Shahed Nuruddin is a former Justice of the High Court Division of the Bangladesh Supreme Court. He was the trial judge in the 2004 Dhaka grenade attack case.

==Early life==
Nuruddin on 1 February 1960. He did his Bachelor of Law and Master of Laws from the University of Dhaka.

==Career==
Nuruddin joined the judicial branch of the Bangladesh Civil Service on 20 April 1983 as a Munsif.

On 27 February 2000, Nuruddin was promoted to District and Sessions Judge.

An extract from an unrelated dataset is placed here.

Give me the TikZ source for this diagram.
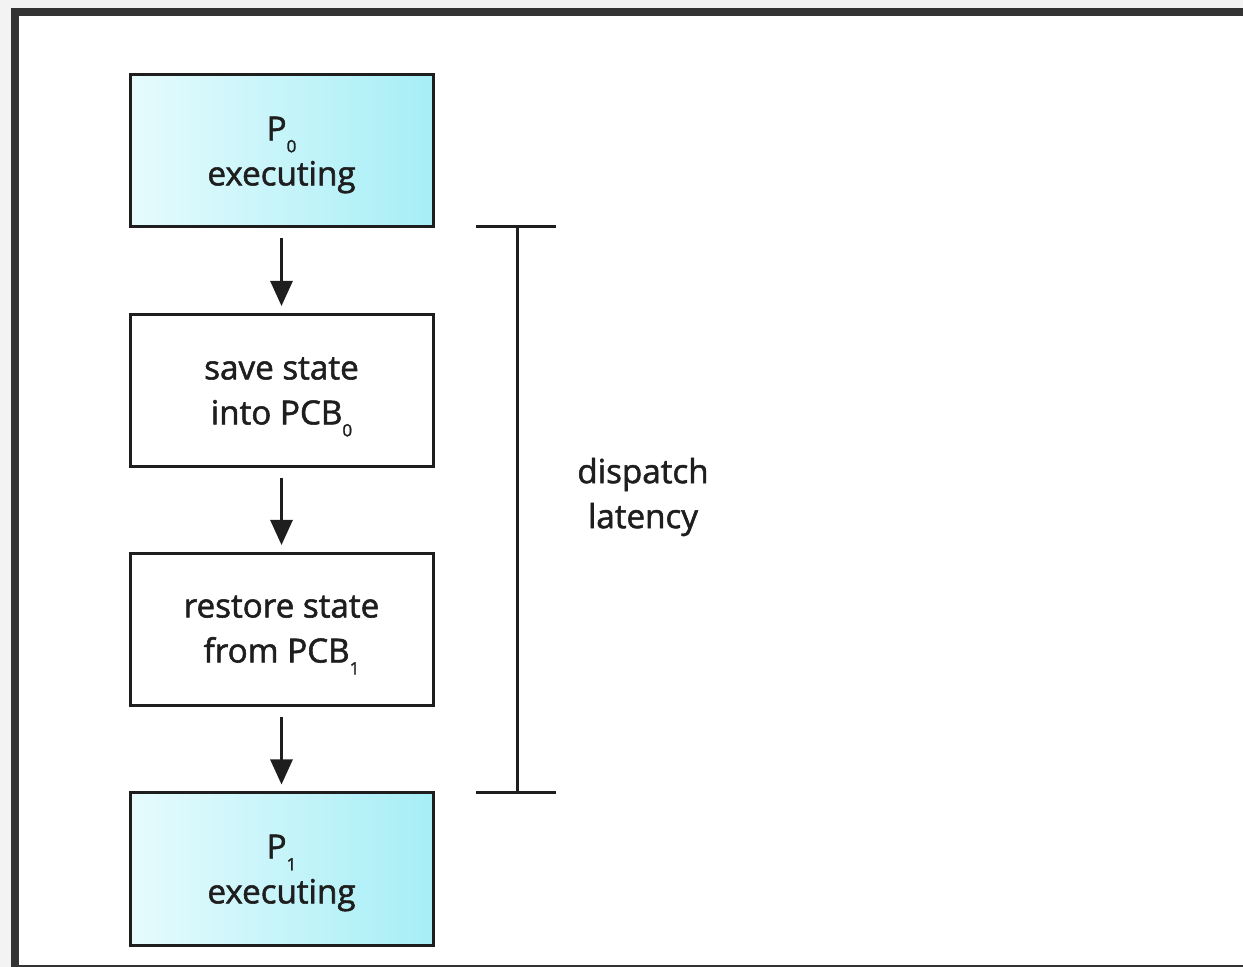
\documentclass[tikz,border=0pt]{standalone}
\usepackage{fontspec}
\setmainfont{Open Sans}
\newfontfamily\labelfont{Open Sans}[FakeBold=1.6]
\usetikzlibrary{arrows.meta}
\definecolor{frame}{HTML}{333333}
\definecolor{outer}{HTML}{F3F3F3}
\definecolor{ink}{HTML}{1E1E1E}
\definecolor{cyanL}{HTML}{E6FBFD}
\definecolor{cyanR}{HTML}{A6EEF6}
\newcommand{\lowsub}[1]{\raisebox{-0.36em}{\fontsize{8.5pt}{8.5pt}\selectfont #1}}
\tikzset{
  stepbox/.style={draw=ink, line width=1.5pt, minimum width=151.5pt, minimum height=76pt,
    inner sep=0pt},
  procbox/.style={stepbox, left color=cyanL, right color=cyanR},
  steptext/.style={align=center, text=ink, inner sep=0pt,
    font=\labelfont\fontsize{16.6pt}{22.5pt}\selectfont},
  flow/.style={draw=ink, line width=1.4pt, -{Triangle[length=12.5pt,width=11pt]}},
  bracket/.style={draw=ink, line width=1.5pt},
}
\begin{document}
\begin{tikzpicture}[x=0.5pt, y=-0.5pt]
  \useasboundingbox (0,0) rectangle (1243,967);
  % surrounding frame
  \fill[outer] (0,0) rectangle (1243,967);
  \fill[frame] (11,8) rectangle (1243,967);
  \fill[white] (19,16) rectangle (1243,964.5);

  % steps of the switch
  \node[procbox] (p0) at (281.5,151) {};
  \node[stepbox] (save) at (281.5,390.5) {};
  \node[stepbox] (restore) at (281.5,629.5) {};
  \node[procbox] (p1) at (281.5,869) {};

  \node[steptext] (p0t) at (281.5,155) {P\lowsub{0}\\executing};
  \node[steptext] (savet) at (281.5,397) {save state\\into PCB\lowsub{0}};
  \node[steptext] (restoret) at (281.5,635) {restore state\\from PCB\lowsub{1}};
  \node[steptext] (p1t) at (281.5,873) {P\lowsub{1}\\executing};

  \draw[flow] ([yshift=-5pt]p0.south) -- ([yshift=3.5pt]save.north);
  \draw[flow] ([yshift=-5pt]save.south) -- ([yshift=3.5pt]restore.north);
  \draw[flow] ([yshift=-5pt]restore.south) -- ([yshift=3.5pt]p1.north);

  % latency bracket
  \coordinate (btop) at (517,227);
  \coordinate (bbot) at (517,793);
  \coordinate (btl) at (476,227);
  \coordinate (btr) at (556,227);
  \coordinate (bbl) at (476,793);
  \coordinate (bbr) at (556,793);
  \draw[bracket] (btop) -- (bbot);
  \draw[bracket] (btl) -- (btr);
  \draw[bracket] (bbl) -- (bbr);
  \node[steptext] (lat) at (643,497) {dispatch\\latency};
\end{tikzpicture}
\end{document}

On 10 October 2018, Nuruddin, as Judge of the Speedy Trial Tribunal-1, issued the 2004 Dhaka grenade attack case. The case had accused 49 persons in total. It ruled the grenade attack "was a well-orchestrated plan, executed through abuse of state power". Nuruddin said, "The specialised deadly Arges grenades that are used in wars were blasted at the Awami League's central office on 23 Bangabandhu Avenue in broad daylight with the help of the then state machinery". On charges of killing through common intention, planning and criminal conspiracy, 38 persons were found guilty. 19 of them were sentenced to death, including former Minister of Home Affairs Lutfozzaman Babar, Member of Parliament Abdus Salam Pintu, General Rezzakul Haider Chowdhury, and General Abdur Rahim. The verdict also sentenced 19 to life imprisonment including Tarique Rahman, son of former Prime Minister Khaleda Zia and acting chairperson of the Bangladesh Nationalist Party, former secretary to Prime Minister Khaleda Zia, Harris Chowdhury, and member of parliament, Kazi Shah Mofazzal Hossain Kaikobad.

Nuruddin was appointed an additional judge of the High Court Division on 21 October 2019.

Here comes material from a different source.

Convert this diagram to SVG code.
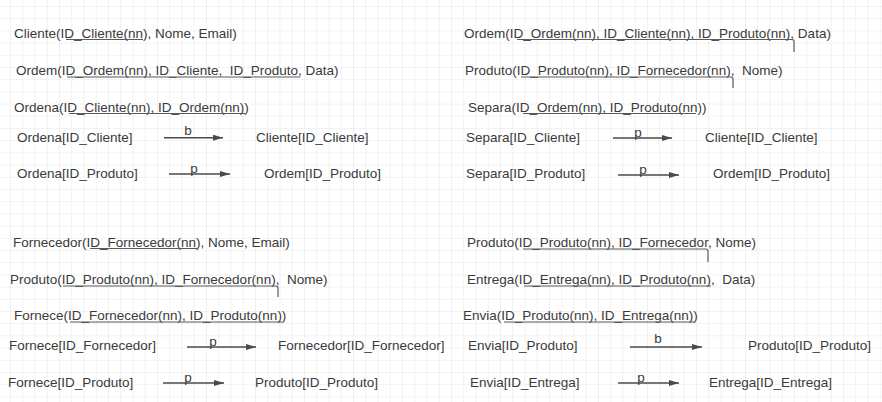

In December 2020, Nuruddin and Justice FRM Nazmul Ahasan ordered the government to protect monuments of President Sheikh Mujibur Rahman.

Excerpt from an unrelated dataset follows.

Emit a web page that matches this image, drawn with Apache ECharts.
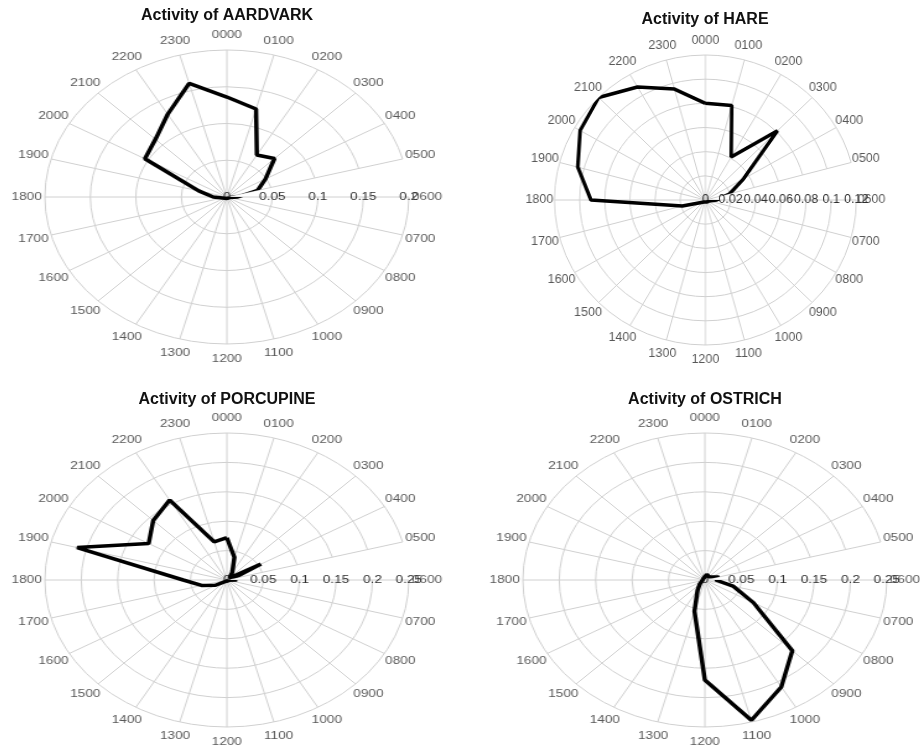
<!DOCTYPE html>
<html>
<head>
<meta charset="utf-8">
<script src="https://cdn.jsdelivr.net/npm/echarts@6/dist/echarts.min.js"></script>
<style>
  html, body { margin: 0; padding: 0; background: #fff; }
  #page { position: relative; width: 920px; height: 749px; overflow: hidden; }
  .panel { position: absolute; width: 360px; height: 375px; transform-origin: 0 0; }
  #titles { position: absolute; left: 0; top: 0; width: 920px; height: 749px; pointer-events: none; }
</style>
</head>
<body>
<div id="page">
  <div id="aardvark" class="panel"></div>
  <div id="hare" class="panel"></div>
  <div id="porcupine" class="panel"></div>
  <div id="ostrich" class="panel"></div>
  <div id="titles"></div>
</div>
<script>
const hours = ["0000", "0100", "0200", "0300", "0400", "0500", "0600", "0700",
  "0800", "0900", "1000", "1100", "1200", "1300", "1400", "1500",
  "1600", "1700", "1800", "1900", "2000", "2100", "2200", "2300"];

// activity per hour, 0000 .. 2300
const aardvark = [0.136, 0.124, 0.066, 0.074, 0.049, 0.035, 0.012, 0.003,
  0.002, 0.002, 0.002, 0.002, 0.002, 0.002, 0.002, 0.002,
  0.003, 0.005, 0.015, 0.032, 0.104, 0.111, 0.13, 0.16];
const hare = [0.08, 0.081, 0.041, 0.081, 0.035, 0.02, 0.009, 0.003,
  0.002, 0.002, 0.002, 0.002, 0.002, 0.002, 0.002, 0.002,
  0.002, 0.019, 0.091, 0.105, 0.115, 0.12, 0.108, 0.095];
const porcupine = [0.072, 0.04, 0.015, 0.005, 0.054, 0.008, 0.014, 0.002,
  0.002, 0.002, 0.002, 0.002, 0.002, 0.002, 0.002, 0.002,
  0.018, 0.036, 0.06, 0.213, 0.124, 0.143, 0.157, 0.067];
const ostrich = [0.005, 0.01, 0.01, 0.008, 0.01, 0.02, 0.015, 0.04,
  0.077, 0.17, 0.21, 0.247, 0.17, 0.055, 0.02, 0.01,
  0.005, 0.003, 0.003, 0.003, 0.003, 0.003, 0.003, 0.003];

// radius tick labels
const aardvarkTicks = [0, 0.05, 0.1, 0.15, 0.2];
const hareTicks = [0, 0.02, 0.04, 0.06, 0.08, 0.1, 0.12];
const porcupineTicks = [0, 0.05, 0.1, 0.15, 0.2, 0.25];
const ostrichTicks = [0, 0.05, 0.1, 0.15, 0.2, 0.25];

const titles = ["Activity of AARDVARK", "Activity of HARE", "Activity of PORCUPINE", "Activity of OSTRICH"];

const FONT = "Liberation Sans, Arial, Helvetica, sans-serif";
const GRID = "#d0d0d0";
const TEXT = "#2e2e2e";

// the reference panels are ellipses, so each polar is stretched sideways
const layouts = {
  aardvark: { cx: 227, top: 0, lx: 180, ly: 197, r: 147, sx: 1.238, fs: 11 },
  hare: { cx: 705, top: 0, lx: 180, ly: 200, r: 145, sx: 1.041, fs: 12 },
  porcupine: { cx: 227, top: 375, lx: 180, ly: 205, r: 147, sx: 1.238, fs: 11 },
  ostrich: { cx: 705, top: 375, lx: 180, ly: 205, r: 147, sx: 1.238, fs: 11 },
};

function buildPanel(id, values, ticks) {
  const layout = layouts[id];
  const $el = document.getElementById(id);
  $el.style.left = (layout.cx - layout.lx * layout.sx) + "px";
  $el.style.top = layout.top + "px";
  $el.style.transform = `scaleX(${layout.sx})`;

  const chart = echarts.init($el);
  const max = ticks[ticks.length - 1];
  const interval = ticks[1] - ticks[0];
  // start the categories at 0600 so the radius axis runs along the 0600 spoke
  const angleCats = hours.slice(6).concat(hours.slice(0, 6));
  const path = hours.map((h, i) => [values[i], h]);
  path.push(path[0]);

  chart.setOption({
    animation: false,
    polar: { center: [layout.lx, layout.ly], radius: layout.r },
    angleAxis: {
      type: "category",
      data: angleCats,
      startAngle: 0,
      clockwise: true,
      boundaryGap: false,
      axisLine: { show: false },
      axisTick: { show: false },
      axisLabel: { show: false },
      splitLine: { show: true, lineStyle: { color: GRID, width: 1 } },
    },
    radiusAxis: {
      type: "value",
      min: 0,
      max: max,
      interval: interval,
      axisLine: { show: false },
      axisTick: { show: false },
      axisLabel: {
        margin: 0,
        align: "center",
        verticalAlign: "middle",
        color: TEXT,
        fontSize: layout.fs,
        fontFamily: FONT,
        formatter: (v) => String(+v.toFixed(3)),
      },
      splitLine: { show: true, lineStyle: { color: GRID, width: 1 } },
    },
    series: [
      {
        // hour labels, centred a little outside the outer ring
        type: "scatter",
        coordinateSystem: "polar",
        clip: false,
        silent: true,
        symbolSize: 1,
        itemStyle: { color: "rgba(0,0,0,0)" },
        data: hours.map((h) => [max * 1.1, h]),
        label: {
          show: true,
          position: "inside",
          formatter: (p) => p.value[1],
          color: TEXT,
          fontSize: layout.fs,
          fontFamily: FONT,
        },
      },
      {
        type: "line",
        coordinateSystem: "polar",
        data: path,
        symbol: "none",
        clip: false,
        z: 3,
        lineStyle: { color: "#000", width: 3.5 },
      },
    ],
  });
}

buildPanel("aardvark", aardvark, aardvarkTicks);
buildPanel("hare", hare, hareTicks);
buildPanel("porcupine", porcupine, porcupineTicks);
buildPanel("ostrich", ostrich, ostrichTicks);

const titleChart = echarts.init(document.getElementById("titles"));
const titlePos = [[227, 8], [705, 12], [227, 392], [705, 392]];
titleChart.setOption({
  animation: false,
  title: titles.map((t, i) => ({
    text: t,
    left: titlePos[i][0],
    top: titlePos[i][1],
    textAlign: "center",
    padding: 0,
    textStyle: { fontSize: 16, fontWeight: "bold", color: "#111", fontFamily: FONT },
  })),
});
</script>
</body>
</html>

In June 2022, Nuruddin and Justice Jahangir Hossain Selim suspended a verdict of the Nilphamari District Women and Children Repression Prevention Tribunal that acquitted a member of Border Guards Bangladesh after the 15 year old victim made a surprise appearance before the bench without lawyers and sought justice from the bench. Nuruddin and Justice Jahangir Hossain granted permanent bail to former Prime Minister Khaleda Zia in a 2014 case on hurting religious sentiments and 2017 case for making derogatory comments on former President Sheikh Mujibur Rahman. On 3 October 2022, Nuruddin and Justice M Akram Hossain Chowdhury granted bail to a leader of Rajbari District unit of Bangladesh Jatiotabadi Mohila Dal in a defamation case for making derogatory comments about Prime Minister Sheikh Hasina.

In May 2023, Nuruddin and Justice S. M. Kuddus Zaman denied bail to former Deputy Inspector General of Bangladesh Police, Md Mizanur Rahman, in a corruption case.

Following the fall of the Sheikh Hasina led Awami League government, all the convicts in the 2004 grenade attack case were declared innocent and the Supreme Judicial Council initiaited an investigation against Nuruddin. He resigned in January 2025.